(Entries with chart source code)
== == ==

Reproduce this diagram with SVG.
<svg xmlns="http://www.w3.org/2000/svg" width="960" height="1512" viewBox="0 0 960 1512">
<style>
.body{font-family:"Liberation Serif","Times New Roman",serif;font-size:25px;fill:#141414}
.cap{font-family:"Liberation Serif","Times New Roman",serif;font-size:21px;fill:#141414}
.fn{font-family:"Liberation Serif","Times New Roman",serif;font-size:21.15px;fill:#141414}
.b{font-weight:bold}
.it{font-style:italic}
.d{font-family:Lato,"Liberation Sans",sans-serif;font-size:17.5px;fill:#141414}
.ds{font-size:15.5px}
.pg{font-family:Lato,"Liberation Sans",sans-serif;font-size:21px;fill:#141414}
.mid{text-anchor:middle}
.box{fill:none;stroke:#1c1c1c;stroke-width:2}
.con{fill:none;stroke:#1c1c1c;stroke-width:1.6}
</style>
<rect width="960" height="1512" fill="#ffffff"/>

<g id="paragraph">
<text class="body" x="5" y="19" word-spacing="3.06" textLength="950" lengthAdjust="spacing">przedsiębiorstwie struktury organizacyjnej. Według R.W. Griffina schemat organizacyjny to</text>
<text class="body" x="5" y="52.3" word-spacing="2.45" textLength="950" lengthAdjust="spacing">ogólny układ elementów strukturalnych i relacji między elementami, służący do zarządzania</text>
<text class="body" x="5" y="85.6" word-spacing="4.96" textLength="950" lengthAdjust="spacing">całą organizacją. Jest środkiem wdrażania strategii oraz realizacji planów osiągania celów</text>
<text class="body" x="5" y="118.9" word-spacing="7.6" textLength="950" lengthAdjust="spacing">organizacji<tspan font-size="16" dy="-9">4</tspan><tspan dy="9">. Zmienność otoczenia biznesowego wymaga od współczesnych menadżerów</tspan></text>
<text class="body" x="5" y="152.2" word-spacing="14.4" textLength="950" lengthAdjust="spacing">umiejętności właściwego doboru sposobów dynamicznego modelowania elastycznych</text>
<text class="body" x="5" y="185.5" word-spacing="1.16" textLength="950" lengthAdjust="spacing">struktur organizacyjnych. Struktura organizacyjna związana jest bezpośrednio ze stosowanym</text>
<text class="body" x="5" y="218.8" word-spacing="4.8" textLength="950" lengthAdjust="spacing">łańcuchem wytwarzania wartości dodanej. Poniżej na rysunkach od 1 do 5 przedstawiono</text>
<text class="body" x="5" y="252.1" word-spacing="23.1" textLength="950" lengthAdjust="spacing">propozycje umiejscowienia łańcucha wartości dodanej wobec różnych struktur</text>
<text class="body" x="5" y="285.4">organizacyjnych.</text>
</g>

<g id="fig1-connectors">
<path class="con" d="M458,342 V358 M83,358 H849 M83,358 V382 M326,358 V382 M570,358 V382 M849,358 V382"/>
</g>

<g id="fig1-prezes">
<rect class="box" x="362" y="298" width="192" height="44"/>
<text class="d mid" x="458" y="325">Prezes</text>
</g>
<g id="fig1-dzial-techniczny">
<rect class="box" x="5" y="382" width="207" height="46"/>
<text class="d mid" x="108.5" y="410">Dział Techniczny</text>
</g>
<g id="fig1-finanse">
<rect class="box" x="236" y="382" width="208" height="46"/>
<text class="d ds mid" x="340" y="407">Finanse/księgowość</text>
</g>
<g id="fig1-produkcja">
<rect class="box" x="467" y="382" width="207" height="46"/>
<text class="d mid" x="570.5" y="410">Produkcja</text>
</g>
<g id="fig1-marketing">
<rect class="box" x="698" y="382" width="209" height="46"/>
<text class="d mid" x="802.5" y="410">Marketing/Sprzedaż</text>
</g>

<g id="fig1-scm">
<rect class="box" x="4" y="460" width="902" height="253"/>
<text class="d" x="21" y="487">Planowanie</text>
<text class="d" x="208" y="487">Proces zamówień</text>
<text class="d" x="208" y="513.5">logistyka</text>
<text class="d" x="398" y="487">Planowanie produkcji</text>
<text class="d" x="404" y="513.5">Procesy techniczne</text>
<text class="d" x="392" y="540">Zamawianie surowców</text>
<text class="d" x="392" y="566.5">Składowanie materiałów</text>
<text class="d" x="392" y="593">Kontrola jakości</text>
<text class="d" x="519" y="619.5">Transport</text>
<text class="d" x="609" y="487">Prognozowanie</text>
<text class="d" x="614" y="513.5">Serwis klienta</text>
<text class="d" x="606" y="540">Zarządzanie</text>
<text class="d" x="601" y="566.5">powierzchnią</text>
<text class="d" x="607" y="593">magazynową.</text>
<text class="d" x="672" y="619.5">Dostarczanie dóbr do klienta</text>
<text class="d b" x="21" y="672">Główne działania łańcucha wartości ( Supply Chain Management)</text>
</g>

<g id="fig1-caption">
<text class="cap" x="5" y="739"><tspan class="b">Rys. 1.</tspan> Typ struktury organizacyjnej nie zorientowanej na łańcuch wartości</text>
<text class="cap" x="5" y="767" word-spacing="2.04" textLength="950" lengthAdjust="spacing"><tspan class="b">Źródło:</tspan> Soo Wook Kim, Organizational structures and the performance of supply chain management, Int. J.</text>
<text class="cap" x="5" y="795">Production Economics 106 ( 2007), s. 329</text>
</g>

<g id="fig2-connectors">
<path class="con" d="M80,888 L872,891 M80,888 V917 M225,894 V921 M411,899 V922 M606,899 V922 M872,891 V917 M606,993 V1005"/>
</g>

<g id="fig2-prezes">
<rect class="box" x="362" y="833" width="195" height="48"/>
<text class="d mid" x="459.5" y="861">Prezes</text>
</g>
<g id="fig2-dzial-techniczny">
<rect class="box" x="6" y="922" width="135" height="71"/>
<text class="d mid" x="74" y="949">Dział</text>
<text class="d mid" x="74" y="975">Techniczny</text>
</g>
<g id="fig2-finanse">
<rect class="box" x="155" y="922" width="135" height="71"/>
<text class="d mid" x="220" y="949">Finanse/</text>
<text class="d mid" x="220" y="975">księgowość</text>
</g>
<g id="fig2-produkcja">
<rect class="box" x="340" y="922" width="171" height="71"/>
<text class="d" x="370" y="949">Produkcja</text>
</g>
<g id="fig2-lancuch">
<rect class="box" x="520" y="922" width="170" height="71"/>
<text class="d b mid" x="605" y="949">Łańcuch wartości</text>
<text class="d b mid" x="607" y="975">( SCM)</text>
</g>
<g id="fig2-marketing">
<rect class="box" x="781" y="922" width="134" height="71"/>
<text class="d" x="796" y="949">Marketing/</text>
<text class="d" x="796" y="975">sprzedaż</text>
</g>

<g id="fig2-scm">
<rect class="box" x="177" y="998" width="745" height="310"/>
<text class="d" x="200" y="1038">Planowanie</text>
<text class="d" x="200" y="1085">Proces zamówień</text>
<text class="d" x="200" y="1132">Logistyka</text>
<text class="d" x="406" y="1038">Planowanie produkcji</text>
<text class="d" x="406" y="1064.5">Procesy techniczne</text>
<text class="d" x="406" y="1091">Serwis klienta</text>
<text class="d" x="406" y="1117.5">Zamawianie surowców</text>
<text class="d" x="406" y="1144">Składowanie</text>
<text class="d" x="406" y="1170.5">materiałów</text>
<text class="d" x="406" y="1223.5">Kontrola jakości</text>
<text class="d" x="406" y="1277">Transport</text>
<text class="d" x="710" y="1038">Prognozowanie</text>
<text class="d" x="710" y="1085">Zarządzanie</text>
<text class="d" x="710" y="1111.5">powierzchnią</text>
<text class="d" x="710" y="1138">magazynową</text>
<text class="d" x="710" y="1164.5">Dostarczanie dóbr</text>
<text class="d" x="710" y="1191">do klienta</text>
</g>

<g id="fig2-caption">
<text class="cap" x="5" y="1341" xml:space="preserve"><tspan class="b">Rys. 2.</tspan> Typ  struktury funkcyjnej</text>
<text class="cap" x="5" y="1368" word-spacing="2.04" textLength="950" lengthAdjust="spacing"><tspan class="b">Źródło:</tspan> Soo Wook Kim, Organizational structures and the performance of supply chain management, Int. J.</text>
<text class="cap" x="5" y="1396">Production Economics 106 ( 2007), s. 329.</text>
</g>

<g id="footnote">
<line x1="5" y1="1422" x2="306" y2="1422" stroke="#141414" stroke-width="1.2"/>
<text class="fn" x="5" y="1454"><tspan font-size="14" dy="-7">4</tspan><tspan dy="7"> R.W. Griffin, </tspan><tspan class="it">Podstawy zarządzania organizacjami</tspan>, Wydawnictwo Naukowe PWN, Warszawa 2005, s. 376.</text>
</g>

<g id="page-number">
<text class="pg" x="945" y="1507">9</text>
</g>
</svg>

== == ==

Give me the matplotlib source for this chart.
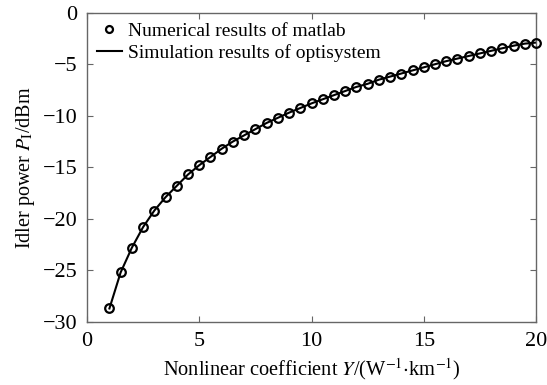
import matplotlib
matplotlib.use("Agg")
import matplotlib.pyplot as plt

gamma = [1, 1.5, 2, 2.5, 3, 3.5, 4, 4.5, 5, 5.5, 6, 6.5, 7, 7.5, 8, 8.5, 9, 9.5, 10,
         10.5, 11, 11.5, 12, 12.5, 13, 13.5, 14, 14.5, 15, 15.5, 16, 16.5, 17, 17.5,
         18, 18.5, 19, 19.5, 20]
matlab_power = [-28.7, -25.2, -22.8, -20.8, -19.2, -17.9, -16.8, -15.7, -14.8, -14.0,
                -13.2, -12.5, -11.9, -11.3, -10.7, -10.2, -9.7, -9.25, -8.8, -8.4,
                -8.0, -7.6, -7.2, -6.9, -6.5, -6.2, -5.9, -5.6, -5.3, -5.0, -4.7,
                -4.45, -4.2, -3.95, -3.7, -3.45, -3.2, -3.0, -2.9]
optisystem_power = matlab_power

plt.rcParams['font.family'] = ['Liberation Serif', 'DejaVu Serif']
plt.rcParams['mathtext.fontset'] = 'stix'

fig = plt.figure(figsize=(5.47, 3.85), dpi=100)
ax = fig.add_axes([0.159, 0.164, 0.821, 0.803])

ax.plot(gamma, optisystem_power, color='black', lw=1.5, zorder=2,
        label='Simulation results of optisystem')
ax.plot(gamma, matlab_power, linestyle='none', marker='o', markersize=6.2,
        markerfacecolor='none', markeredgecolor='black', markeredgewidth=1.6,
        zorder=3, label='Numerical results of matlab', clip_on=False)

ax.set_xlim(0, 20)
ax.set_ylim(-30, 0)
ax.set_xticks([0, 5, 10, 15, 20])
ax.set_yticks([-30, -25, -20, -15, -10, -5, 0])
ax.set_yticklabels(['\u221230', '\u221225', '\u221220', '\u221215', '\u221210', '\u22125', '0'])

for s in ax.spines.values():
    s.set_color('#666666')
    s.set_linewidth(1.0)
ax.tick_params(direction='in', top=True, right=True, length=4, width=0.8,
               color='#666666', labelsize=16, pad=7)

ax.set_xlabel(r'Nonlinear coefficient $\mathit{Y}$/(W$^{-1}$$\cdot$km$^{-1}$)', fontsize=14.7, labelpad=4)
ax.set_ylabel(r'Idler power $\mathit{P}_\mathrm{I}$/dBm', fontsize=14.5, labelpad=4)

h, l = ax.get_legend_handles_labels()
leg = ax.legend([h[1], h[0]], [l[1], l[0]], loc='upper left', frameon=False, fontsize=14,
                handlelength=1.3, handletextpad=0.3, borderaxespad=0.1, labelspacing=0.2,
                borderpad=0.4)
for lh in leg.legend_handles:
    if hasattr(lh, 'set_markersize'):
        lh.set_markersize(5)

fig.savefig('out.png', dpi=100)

== == ==

> **Task prompt**
In the listing above, find the line containing "Give me the matplotlib source for this chart." and the line containing "optisystem_power = matlab_power". Reproduce those lines and all between them exactly, with no pictures and nothing more.

> **Reply**
Give me the matplotlib source for this chart.
import matplotlib
matplotlib.use("Agg")
import matplotlib.pyplot as plt

gamma = [1, 1.5, 2, 2.5, 3, 3.5, 4, 4.5, 5, 5.5, 6, 6.5, 7, 7.5, 8, 8.5, 9, 9.5, 10,
         10.5, 11, 11.5, 12, 12.5, 13, 13.5, 14, 14.5, 15, 15.5, 16, 16.5, 17, 17.5,
         18, 18.5, 19, 19.5, 20]
matlab_power = [-28.7, -25.2, -22.8, -20.8, -19.2, -17.9, -16.8, -15.7, -14.8, -14.0,
                -13.2, -12.5, -11.9, -11.3, -10.7, -10.2, -9.7, -9.25, -8.8, -8.4,
                -8.0, -7.6, -7.2, -6.9, -6.5, -6.2, -5.9, -5.6, -5.3, -5.0, -4.7,
                -4.45, -4.2, -3.95, -3.7, -3.45, -3.2, -3.0, -2.9]
optisystem_power = matlab_power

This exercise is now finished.